§ **What the task asks**: Filter the data for lines with the word "matplotlib", then copy every line so identified.

/---

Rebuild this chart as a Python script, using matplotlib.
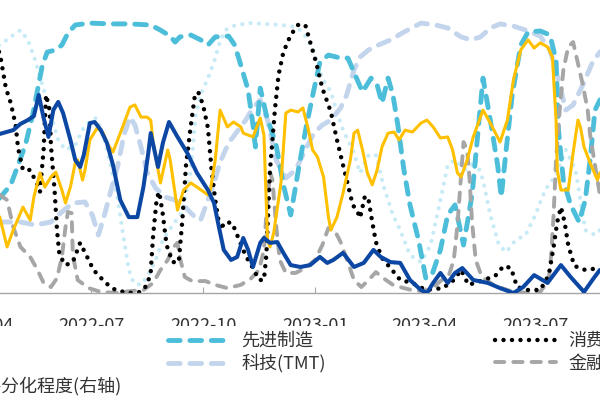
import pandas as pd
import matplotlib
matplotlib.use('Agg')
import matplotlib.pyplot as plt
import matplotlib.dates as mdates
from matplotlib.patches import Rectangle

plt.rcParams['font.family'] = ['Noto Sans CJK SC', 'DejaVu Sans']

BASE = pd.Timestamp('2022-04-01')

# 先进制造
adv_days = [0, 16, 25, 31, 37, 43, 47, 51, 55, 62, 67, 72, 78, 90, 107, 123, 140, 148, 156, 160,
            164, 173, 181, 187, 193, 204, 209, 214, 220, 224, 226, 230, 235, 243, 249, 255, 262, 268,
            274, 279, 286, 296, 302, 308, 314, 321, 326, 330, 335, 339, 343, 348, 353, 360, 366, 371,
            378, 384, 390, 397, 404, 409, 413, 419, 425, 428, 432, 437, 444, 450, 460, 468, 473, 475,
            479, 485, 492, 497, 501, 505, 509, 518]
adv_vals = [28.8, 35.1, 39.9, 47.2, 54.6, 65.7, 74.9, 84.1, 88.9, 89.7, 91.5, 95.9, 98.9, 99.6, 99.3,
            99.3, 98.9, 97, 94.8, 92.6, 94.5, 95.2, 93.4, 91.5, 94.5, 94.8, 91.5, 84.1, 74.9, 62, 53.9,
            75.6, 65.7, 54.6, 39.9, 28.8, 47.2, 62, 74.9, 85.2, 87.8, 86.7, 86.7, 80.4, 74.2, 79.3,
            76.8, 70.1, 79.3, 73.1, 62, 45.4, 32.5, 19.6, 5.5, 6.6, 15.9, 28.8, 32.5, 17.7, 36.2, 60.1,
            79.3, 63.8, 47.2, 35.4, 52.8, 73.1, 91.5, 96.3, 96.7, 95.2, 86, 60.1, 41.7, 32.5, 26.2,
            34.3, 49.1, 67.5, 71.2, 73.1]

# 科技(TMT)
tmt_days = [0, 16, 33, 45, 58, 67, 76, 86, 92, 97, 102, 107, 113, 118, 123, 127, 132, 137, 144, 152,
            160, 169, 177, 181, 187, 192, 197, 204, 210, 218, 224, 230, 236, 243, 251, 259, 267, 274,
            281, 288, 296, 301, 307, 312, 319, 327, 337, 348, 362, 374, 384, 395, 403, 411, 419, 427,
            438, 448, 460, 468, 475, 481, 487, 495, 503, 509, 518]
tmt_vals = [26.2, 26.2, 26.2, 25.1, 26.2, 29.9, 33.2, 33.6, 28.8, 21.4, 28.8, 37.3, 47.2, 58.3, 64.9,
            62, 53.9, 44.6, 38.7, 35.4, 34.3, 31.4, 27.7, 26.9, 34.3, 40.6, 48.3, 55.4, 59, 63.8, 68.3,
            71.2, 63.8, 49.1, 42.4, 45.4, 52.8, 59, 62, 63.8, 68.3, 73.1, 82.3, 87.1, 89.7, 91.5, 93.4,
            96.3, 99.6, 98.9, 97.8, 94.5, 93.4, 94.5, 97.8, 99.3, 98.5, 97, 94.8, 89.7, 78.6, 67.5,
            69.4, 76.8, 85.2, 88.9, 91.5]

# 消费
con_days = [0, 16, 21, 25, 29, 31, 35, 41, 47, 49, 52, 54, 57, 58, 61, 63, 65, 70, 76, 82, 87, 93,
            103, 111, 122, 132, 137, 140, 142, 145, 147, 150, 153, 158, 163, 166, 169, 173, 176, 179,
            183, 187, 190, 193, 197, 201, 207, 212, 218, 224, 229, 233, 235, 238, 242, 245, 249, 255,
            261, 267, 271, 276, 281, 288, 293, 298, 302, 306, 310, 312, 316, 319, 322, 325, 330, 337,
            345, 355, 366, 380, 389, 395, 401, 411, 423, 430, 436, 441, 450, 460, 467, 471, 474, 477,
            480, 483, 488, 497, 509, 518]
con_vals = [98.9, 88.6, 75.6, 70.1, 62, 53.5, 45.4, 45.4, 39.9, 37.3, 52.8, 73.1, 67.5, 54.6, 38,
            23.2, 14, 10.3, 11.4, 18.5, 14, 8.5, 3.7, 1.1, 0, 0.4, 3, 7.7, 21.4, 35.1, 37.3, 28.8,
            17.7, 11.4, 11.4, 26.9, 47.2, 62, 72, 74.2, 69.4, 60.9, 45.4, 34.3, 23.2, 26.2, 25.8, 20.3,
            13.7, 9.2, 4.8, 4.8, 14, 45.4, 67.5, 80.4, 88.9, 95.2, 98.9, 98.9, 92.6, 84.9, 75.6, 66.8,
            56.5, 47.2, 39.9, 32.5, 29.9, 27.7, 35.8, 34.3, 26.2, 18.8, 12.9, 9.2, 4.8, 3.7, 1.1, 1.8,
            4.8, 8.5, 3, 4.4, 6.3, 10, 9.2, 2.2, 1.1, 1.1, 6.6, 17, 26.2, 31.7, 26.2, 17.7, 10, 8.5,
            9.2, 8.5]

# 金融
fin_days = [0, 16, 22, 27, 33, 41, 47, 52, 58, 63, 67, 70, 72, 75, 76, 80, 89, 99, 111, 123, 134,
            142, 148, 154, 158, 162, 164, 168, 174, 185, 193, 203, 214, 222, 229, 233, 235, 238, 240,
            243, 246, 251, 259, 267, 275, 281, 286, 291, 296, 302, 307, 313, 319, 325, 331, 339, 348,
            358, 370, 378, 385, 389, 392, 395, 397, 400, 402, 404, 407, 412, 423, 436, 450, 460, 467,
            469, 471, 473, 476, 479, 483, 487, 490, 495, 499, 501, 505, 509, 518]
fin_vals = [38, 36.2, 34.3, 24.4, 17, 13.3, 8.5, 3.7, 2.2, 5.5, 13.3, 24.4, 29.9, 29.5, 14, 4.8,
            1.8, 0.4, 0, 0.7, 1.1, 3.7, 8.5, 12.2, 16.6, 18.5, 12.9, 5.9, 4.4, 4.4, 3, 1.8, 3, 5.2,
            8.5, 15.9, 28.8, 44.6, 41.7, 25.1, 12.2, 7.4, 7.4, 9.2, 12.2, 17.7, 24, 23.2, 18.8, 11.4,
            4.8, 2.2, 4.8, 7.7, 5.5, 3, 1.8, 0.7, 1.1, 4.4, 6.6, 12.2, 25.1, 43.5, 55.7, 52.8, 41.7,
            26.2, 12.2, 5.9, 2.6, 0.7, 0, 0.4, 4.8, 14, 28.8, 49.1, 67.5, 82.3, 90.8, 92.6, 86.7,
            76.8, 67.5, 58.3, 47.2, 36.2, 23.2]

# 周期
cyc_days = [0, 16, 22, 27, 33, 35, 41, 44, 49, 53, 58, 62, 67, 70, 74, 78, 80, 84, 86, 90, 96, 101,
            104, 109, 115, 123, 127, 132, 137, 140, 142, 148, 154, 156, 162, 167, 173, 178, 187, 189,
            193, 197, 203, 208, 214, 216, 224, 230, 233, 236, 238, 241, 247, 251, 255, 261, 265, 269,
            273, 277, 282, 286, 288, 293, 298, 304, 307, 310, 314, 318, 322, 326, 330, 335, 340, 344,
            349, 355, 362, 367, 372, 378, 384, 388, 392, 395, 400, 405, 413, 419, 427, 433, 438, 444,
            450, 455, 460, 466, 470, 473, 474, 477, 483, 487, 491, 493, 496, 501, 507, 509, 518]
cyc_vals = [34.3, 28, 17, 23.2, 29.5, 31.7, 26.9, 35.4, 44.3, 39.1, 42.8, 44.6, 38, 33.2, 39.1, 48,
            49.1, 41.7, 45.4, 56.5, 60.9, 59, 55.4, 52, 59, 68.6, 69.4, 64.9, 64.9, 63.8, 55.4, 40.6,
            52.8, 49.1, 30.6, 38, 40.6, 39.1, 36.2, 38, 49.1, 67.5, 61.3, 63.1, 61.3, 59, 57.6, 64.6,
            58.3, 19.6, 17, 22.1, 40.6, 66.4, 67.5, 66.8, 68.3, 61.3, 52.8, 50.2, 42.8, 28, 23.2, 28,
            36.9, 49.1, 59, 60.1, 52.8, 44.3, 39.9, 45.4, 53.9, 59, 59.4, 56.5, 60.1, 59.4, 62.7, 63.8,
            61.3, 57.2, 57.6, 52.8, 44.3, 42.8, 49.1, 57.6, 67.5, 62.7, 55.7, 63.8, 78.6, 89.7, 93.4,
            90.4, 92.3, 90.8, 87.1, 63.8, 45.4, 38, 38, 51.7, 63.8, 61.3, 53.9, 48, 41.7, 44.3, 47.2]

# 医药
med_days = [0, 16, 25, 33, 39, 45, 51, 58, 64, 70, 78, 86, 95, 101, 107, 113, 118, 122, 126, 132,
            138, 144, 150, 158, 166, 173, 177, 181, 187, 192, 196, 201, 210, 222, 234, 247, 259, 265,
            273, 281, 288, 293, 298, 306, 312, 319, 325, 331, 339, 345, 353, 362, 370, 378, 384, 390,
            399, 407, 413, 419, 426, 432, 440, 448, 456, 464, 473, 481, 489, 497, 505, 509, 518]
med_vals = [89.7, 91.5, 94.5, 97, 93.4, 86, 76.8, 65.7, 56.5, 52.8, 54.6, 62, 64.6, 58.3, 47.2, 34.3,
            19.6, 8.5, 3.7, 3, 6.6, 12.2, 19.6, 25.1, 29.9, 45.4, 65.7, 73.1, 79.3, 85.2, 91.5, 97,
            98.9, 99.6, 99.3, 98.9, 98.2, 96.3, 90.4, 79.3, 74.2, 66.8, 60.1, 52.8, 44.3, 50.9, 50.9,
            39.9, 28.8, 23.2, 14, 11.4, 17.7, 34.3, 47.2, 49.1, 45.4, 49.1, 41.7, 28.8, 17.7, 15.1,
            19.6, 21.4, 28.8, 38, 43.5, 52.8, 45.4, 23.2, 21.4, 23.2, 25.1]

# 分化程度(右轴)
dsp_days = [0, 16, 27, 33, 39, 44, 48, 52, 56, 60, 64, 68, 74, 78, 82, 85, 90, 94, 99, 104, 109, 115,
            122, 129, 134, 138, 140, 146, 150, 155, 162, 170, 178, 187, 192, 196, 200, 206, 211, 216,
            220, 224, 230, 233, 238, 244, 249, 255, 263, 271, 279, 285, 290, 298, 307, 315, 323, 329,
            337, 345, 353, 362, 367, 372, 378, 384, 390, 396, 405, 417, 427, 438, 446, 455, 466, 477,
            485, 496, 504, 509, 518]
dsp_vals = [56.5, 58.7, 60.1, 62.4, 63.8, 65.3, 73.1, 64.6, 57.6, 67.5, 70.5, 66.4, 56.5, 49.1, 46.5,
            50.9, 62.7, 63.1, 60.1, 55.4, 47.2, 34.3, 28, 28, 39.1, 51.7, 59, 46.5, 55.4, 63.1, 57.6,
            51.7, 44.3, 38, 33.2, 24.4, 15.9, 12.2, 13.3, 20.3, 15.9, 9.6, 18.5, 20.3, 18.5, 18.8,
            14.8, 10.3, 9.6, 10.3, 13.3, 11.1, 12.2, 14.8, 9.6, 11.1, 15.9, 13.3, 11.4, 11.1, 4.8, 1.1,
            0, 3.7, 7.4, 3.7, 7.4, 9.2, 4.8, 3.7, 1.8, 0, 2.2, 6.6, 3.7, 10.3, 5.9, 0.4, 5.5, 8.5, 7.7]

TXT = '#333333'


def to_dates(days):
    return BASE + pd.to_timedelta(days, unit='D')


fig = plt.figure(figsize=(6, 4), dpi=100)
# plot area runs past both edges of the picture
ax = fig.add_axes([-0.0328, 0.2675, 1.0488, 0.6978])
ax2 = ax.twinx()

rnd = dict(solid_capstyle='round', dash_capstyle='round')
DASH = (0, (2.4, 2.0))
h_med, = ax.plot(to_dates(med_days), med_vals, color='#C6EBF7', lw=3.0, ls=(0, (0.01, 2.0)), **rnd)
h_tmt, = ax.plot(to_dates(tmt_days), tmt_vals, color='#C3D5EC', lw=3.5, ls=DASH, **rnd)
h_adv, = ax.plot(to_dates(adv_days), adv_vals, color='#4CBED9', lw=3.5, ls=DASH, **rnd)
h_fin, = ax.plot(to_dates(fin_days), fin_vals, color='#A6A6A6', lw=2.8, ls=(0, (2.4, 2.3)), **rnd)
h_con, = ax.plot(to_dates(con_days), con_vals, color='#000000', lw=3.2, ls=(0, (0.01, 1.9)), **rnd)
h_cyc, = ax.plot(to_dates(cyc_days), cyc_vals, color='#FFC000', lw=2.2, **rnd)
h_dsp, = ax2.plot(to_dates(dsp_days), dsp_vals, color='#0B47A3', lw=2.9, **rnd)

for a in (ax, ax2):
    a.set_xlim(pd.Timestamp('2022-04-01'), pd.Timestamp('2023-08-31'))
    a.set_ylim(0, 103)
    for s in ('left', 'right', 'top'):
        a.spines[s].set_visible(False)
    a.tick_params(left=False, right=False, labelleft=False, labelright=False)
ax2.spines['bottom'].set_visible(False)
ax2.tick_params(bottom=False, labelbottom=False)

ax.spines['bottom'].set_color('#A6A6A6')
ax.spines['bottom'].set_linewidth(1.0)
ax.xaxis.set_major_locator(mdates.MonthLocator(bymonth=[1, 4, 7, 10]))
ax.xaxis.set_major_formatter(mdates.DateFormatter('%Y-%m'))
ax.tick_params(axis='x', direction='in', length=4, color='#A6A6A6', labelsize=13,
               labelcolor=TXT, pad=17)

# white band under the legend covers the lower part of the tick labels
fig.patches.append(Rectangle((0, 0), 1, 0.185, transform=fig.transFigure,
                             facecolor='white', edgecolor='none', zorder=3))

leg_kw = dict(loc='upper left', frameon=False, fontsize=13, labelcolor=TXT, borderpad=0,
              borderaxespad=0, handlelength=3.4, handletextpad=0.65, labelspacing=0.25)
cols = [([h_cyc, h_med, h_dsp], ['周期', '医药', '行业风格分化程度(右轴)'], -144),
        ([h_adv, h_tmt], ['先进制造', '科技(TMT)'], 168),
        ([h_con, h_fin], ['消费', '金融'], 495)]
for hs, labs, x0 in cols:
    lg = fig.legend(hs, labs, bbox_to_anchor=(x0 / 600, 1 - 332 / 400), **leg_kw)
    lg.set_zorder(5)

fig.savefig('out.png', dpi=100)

\---

§ **Expected output**:
Rebuild this chart as a Python script, using matplotlib.
import matplotlib
matplotlib.use('Agg')
import matplotlib.pyplot as plt
import matplotlib.dates as mdates
from matplotlib.patches import Rectangle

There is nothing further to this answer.